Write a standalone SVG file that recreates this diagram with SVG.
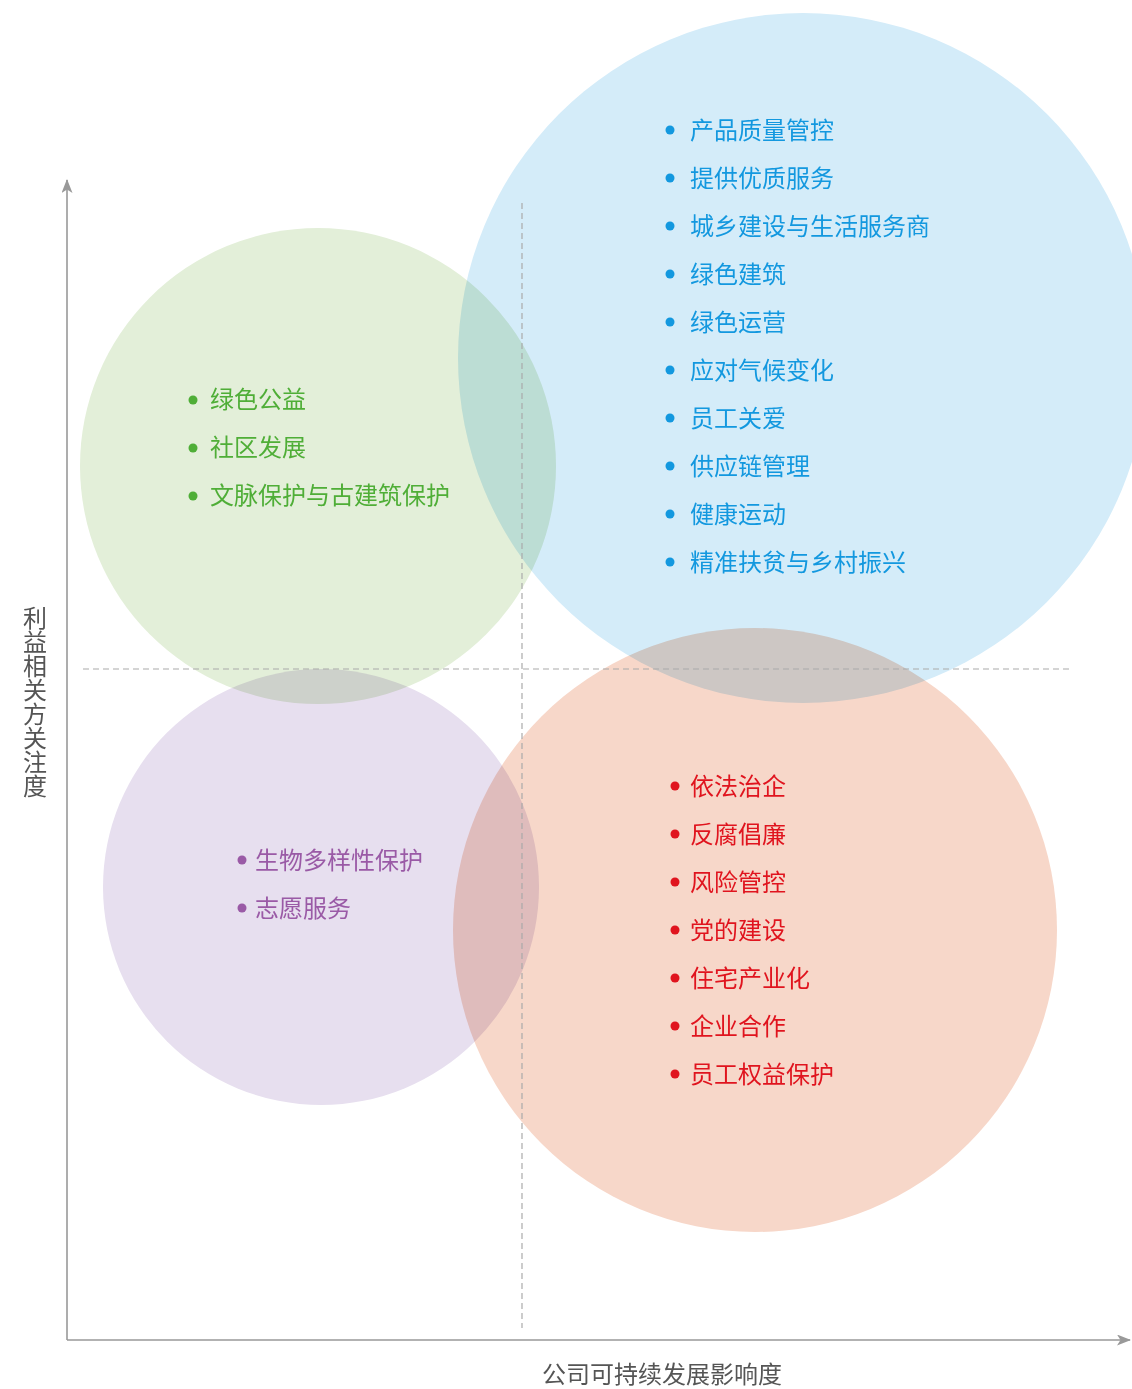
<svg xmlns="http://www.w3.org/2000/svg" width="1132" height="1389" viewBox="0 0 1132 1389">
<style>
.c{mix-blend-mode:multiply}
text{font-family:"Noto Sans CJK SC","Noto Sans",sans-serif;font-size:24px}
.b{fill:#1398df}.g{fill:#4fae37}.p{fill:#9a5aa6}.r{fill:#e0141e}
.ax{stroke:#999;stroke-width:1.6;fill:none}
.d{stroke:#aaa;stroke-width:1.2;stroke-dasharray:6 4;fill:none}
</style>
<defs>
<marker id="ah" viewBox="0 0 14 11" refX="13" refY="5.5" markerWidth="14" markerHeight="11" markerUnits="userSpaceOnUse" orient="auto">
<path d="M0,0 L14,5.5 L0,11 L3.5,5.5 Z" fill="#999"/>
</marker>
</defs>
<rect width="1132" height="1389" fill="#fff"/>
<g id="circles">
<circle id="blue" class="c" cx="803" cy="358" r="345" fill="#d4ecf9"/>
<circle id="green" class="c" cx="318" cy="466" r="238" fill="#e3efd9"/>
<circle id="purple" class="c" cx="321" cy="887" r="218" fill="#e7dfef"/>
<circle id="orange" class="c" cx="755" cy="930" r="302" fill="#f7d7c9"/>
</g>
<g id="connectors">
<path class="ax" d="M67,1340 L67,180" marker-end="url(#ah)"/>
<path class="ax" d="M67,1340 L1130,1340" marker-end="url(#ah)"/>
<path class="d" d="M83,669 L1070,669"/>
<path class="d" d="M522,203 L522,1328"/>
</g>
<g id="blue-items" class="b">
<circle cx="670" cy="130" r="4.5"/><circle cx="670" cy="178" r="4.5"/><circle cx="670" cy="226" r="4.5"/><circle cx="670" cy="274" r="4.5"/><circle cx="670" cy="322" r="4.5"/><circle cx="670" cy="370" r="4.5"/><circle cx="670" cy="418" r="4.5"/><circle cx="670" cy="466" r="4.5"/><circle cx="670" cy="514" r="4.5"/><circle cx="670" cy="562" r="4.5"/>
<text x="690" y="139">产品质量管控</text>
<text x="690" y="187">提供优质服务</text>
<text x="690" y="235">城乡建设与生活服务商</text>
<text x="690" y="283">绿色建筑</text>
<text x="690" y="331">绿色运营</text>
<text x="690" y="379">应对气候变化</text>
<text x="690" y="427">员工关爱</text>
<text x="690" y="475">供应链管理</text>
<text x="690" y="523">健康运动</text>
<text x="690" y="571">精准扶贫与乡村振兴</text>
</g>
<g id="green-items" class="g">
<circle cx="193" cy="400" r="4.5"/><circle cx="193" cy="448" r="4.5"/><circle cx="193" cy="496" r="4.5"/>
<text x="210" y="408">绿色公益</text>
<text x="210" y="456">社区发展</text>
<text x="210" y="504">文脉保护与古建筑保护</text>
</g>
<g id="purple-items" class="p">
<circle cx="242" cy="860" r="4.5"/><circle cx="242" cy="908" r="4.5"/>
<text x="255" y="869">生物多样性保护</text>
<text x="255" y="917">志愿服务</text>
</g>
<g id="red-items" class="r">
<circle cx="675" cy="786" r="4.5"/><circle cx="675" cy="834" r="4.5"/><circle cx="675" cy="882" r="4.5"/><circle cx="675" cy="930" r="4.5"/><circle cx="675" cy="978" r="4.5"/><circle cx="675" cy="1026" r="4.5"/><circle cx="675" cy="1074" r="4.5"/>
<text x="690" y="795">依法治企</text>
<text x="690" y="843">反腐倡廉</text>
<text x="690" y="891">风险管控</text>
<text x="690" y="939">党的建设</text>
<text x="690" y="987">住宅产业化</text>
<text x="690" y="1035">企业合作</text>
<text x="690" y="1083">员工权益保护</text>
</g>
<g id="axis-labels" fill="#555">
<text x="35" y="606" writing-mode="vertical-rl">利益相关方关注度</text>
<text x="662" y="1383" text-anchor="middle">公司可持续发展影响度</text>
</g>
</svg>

------------------------

- _Work to do_
Copy every line above word for word and exclude the pictures.

- _Answer below_
Write a standalone SVG file that recreates this diagram with SVG.
<svg xmlns="http://www.w3.org/2000/svg" width="1132" height="1389" viewBox="0 0 1132 1389">
<style>
.c{mix-blend-mode:multiply}
text{font-family:"Noto Sans CJK SC","Noto Sans",sans-serif;font-size:24px}
.b{fill:#1398df}.g{fill:#4fae37}.p{fill:#9a5aa6}.r{fill:#e0141e}
.ax{stroke:#999;stroke-width:1.6;fill:none}
.d{stroke:#aaa;stroke-width:1.2;stroke-dasharray:6 4;fill:none}
</style>
<defs>
<marker id="ah" viewBox="0 0 14 11" refX="13" refY="5.5" markerWidth="14" markerHeight="11" markerUnits="userSpaceOnUse" orient="auto">
<path d="M0,0 L14,5.5 L0,11 L3.5,5.5 Z" fill="#999"/>
</marker>
</defs>
<rect width="1132" height="1389" fill="#fff"/>
<g id="circles">
<circle id="blue" class="c" cx="803" cy="358" r="345" fill="#d4ecf9"/>
<circle id="green" class="c" cx="318" cy="466" r="238" fill="#e3efd9"/>
<circle id="purple" class="c" cx="321" cy="887" r="218" fill="#e7dfef"/>
<circle id="orange" class="c" cx="755" cy="930" r="302" fill="#f7d7c9"/>
</g>
<g id="connectors">
<path class="ax" d="M67,1340 L67,180" marker-end="url(#ah)"/>
<path class="ax" d="M67,1340 L1130,1340" marker-end="url(#ah)"/>
<path class="d" d="M83,669 L1070,669"/>
<path class="d" d="M522,203 L522,1328"/>
</g>
<g id="blue-items" class="b">
<circle cx="670" cy="130" r="4.5"/><circle cx="670" cy="178" r="4.5"/><circle cx="670" cy="226" r="4.5"/><circle cx="670" cy="274" r="4.5"/><circle cx="670" cy="322" r="4.5"/><circle cx="670" cy="370" r="4.5"/><circle cx="670" cy="418" r="4.5"/><circle cx="670" cy="466" r="4.5"/><circle cx="670" cy="514" r="4.5"/><circle cx="670" cy="562" r="4.5"/>
<text x="690" y="139">产品质量管控</text>
<text x="690" y="187">提供优质服务</text>
<text x="690" y="235">城乡建设与生活服务商</text>
<text x="690" y="283">绿色建筑</text>
<text x="690" y="331">绿色运营</text>
<text x="690" y="379">应对气候变化</text>
<text x="690" y="427">员工关爱</text>
<text x="690" y="475">供应链管理</text>
<text x="690" y="523">健康运动</text>
<text x="690" y="571">精准扶贫与乡村振兴</text>
</g>
<g id="green-items" class="g">
<circle cx="193" cy="400" r="4.5"/><circle cx="193" cy="448" r="4.5"/><circle cx="193" cy="496" r="4.5"/>
<text x="210" y="408">绿色公益</text>
<text x="210" y="456">社区发展</text>
<text x="210" y="504">文脉保护与古建筑保护</text>
</g>
<g id="purple-items" class="p">
<circle cx="242" cy="860" r="4.5"/><circle cx="242" cy="908" r="4.5"/>
<text x="255" y="869">生物多样性保护</text>
<text x="255" y="917">志愿服务</text>
</g>
<g id="red-items" class="r">
<circle cx="675" cy="786" r="4.5"/><circle cx="675" cy="834" r="4.5"/><circle cx="675" cy="882" r="4.5"/><circle cx="675" cy="930" r="4.5"/><circle cx="675" cy="978" r="4.5"/><circle cx="675" cy="1026" r="4.5"/><circle cx="675" cy="1074" r="4.5"/>
<text x="690" y="795">依法治企</text>
<text x="690" y="843">反腐倡廉</text>
<text x="690" y="891">风险管控</text>
<text x="690" y="939">党的建设</text>
<text x="690" y="987">住宅产业化</text>
<text x="690" y="1035">企业合作</text>
<text x="690" y="1083">员工权益保护</text>
</g>
<g id="axis-labels" fill="#555">
<text x="35" y="606" writing-mode="vertical-rl">利益相关方关注度</text>
<text x="662" y="1383" text-anchor="middle">公司可持续发展影响度</text>
</g>
</svg>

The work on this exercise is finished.